Before Session Ends, Some NY Legislators Hope To Pass Flood Relief

Jun 2, 2017

SYRACUSE (WRVO) - State legislators from central New York are sounding off on what they would like to see the Legislature accomplish before the legislative session ends in June. One item includes funding for damages incurred from flooding along Lake Ontario and other New York waterways.   

Credit Karen DeWitt

State Sen. John DeFrancisco (R-Syracuse) is sponsoring a companion piece to the Senate’s flood relief bill that would include expanding funding for properties damaged along Seneca Lake, Seneca River, Oswego River, Oneida River and Cross Lake.

“Some people’s houses are underwater, including the basements," DeFrancisco said. "It’s just important for us to get some kind of relief for our people for damages that exceed whatever the insurance coverage might be.”

The Senate’s bill, which passed unanimously, also includes help for flooding along Lake Erie and Lake Champlain. But some in the Assembly and Gov. Andrew Cuomo may be looking to narrow the focus to just Lake Ontario and the St. Lawrence River.

Procurement reform

DeFrancisco said another item he would like to see pass is procurement reform so the state comptroller can review the contracts of the state’s economic development projects before they are signed.

“You ought to be able to make certain that there is truly a good review before money goes out the door,” DeFrancisco said.

Some projects have led to federal corruption charges against associates of Cuomo.

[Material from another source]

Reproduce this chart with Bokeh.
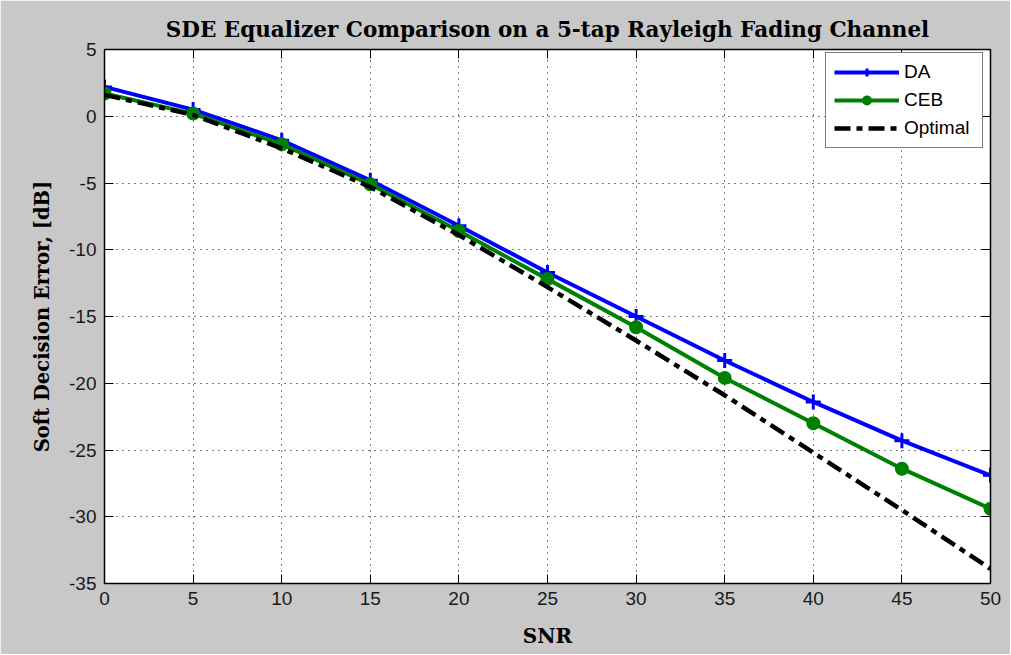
from bokeh.plotting import figure
from bokeh.models import LinearAxis, Range1d, Legend, LegendItem, FixedTicker, CustomJSTickFormatter, Title
from bokeh.embed import file_html
from bokeh.resources import INLINE

snr = [0, 5, 10, 15, 20, 25, 30, 35, 40, 45, 50]
da = [2.2, 0.5, -1.8, -4.8, -8.2, -11.7, -15.0, -18.3, -21.4, -24.3, -26.9]
ceb = [1.7, 0.2, -2.1, -5.1, -8.6, -12.2, -15.8, -19.6, -23.0, -26.4, -29.4]
optimal = [1.6, 0.1, -2.4, -5.3, -8.9, -12.8, -16.8, -20.9, -25.2, -29.5, -33.9]
x_ticks = [0, 5, 10, 15, 20, 25, 30, 35, 40, 45, 50]
y_ticks = [5, 0, -5, -10, -15, -20, -25, -30, -35]

GRAY = "#c8c8c8"
SANS = "Liberation Sans"
SERIF = "DejaVu Serif"

p = figure(width=1010, height=654, output_backend="svg", toolbar_location=None,
           x_range=Range1d(0, 50), y_range=Range1d(-35, 5),
           min_border_left=104, min_border_right=20, min_border_top=49, min_border_bottom=71)
p.background_fill_color = "white"
p.border_fill_color = GRAY
p.outline_line_color = "black"
p.outline_line_width = 1

p.title = Title(text="SDE Equalizer Comparison on a 5-tap Rayleigh Fading Channel",
                align="center", text_font=SERIF, text_font_size="21.5px",
                text_font_style="bold", text_color="black", standoff=15)

# grids
for g in (p.xgrid, p.ygrid):
    g.grid_line_color = "black"
    g.grid_line_dash = "1 5"
    g.grid_line_width = 1
p.xgrid.ticker = FixedTicker(ticks=x_ticks)
p.ygrid.ticker = FixedTicker(ticks=y_ticks)

def style_axis(ax, ticks, label_visible=True):
    ax.ticker = FixedTicker(ticks=ticks)
    ax.major_tick_in = 9
    ax.major_tick_out = 0
    ax.minor_tick_line_color = None
    ax.axis_line_color = "black"
    ax.axis_line_width = 1.5
    ax.major_tick_line_color = "black"
    ax.major_label_text_font = SANS
    ax.major_label_text_font_size = "19px"
    ax.major_label_text_color = "#1a1a1a"
    ax.major_label_standoff = 8
    if label_visible:
        ax.formatter = CustomJSTickFormatter(code="return tick.toString();")
    else:
        ax.formatter = CustomJSTickFormatter(code="return '';")
        ax.major_label_standoff = 0

style_axis(p.xaxis[0], x_ticks)
style_axis(p.yaxis[0], y_ticks)
p.xaxis[0].axis_label = "SNR"
p.yaxis[0].axis_label = "Soft Decision Error, [dB]"
for ax in (p.xaxis[0], p.yaxis[0]):
    ax.axis_label_text_font = SERIF
    ax.axis_label_text_font_style = "bold"
    ax.axis_label_text_font_size = "20px"
    ax.axis_label_text_color = "black"
p.yaxis[0].axis_label_text_font_size = "19.5px"
p.xaxis[0].axis_label_standoff = 16
p.yaxis[0].axis_label_standoff = 12

top = LinearAxis()
right = LinearAxis()
style_axis(top, x_ticks, False)
style_axis(right, y_ticks, False)
p.add_layout(top, "above")
p.add_layout(right, "right")

r_da = p.line(snr, da, line_color="#0000ff", line_width=4)
m_da = p.scatter(snr, da, marker="cross", size=15, line_color="#0000ff", line_width=3)
r_ceb = p.line(snr, ceb, line_color="#008000", line_width=4)
m_ceb = p.scatter(snr, ceb, marker="circle", size=12, fill_color="#008000", line_color="#008000", line_width=2)
r_opt = p.line(snr, optimal, line_color="black", line_width=4.5, line_dash="16 6 6 6")

legend = Legend(items=[
    LegendItem(label="DA", renderers=[r_da, m_da]),
    LegendItem(label="CEB", renderers=[r_ceb, m_ceb]),
    LegendItem(label="Optimal", renderers=[r_opt]),
], location=(721, 435))
legend.glyph_width = 65
legend.glyph_height = 20
legend.label_height = 20
legend.label_width = 70
legend.spacing = 6
legend.padding = 8
legend.margin = 0
legend.label_standoff = 5
legend.label_text_font = SANS
legend.label_text_font_size = "19px"
legend.label_text_color = "black"
legend.border_line_color = "black"
legend.border_line_width = 1
legend.background_fill_color = "white"
legend.background_fill_alpha = 1
p.add_layout(legend, "center")

open("out.html", "w").write(file_html(p, INLINE))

DeFrancisco said this bill would provide a check and balance over economic development.

Maddox's Law

He is also again pushing for Maddox’s Law, named after the 21-month-old girl who went missing in Syracuse and was killed by her father in 2016. DeFrancisco said the bill makes the murder of a child a first-degree offense with the maximum sentence of life in prison without parole.

"We passed that bill last year in the Senate, the Assembly didn't take it up," DeFrancisco said. "We're going to pass it before the end of session, and we're going to try to see if the Assembly will pass it because we think the bill is a no-brainer and a crime that heinous should be dealt with in that fashion."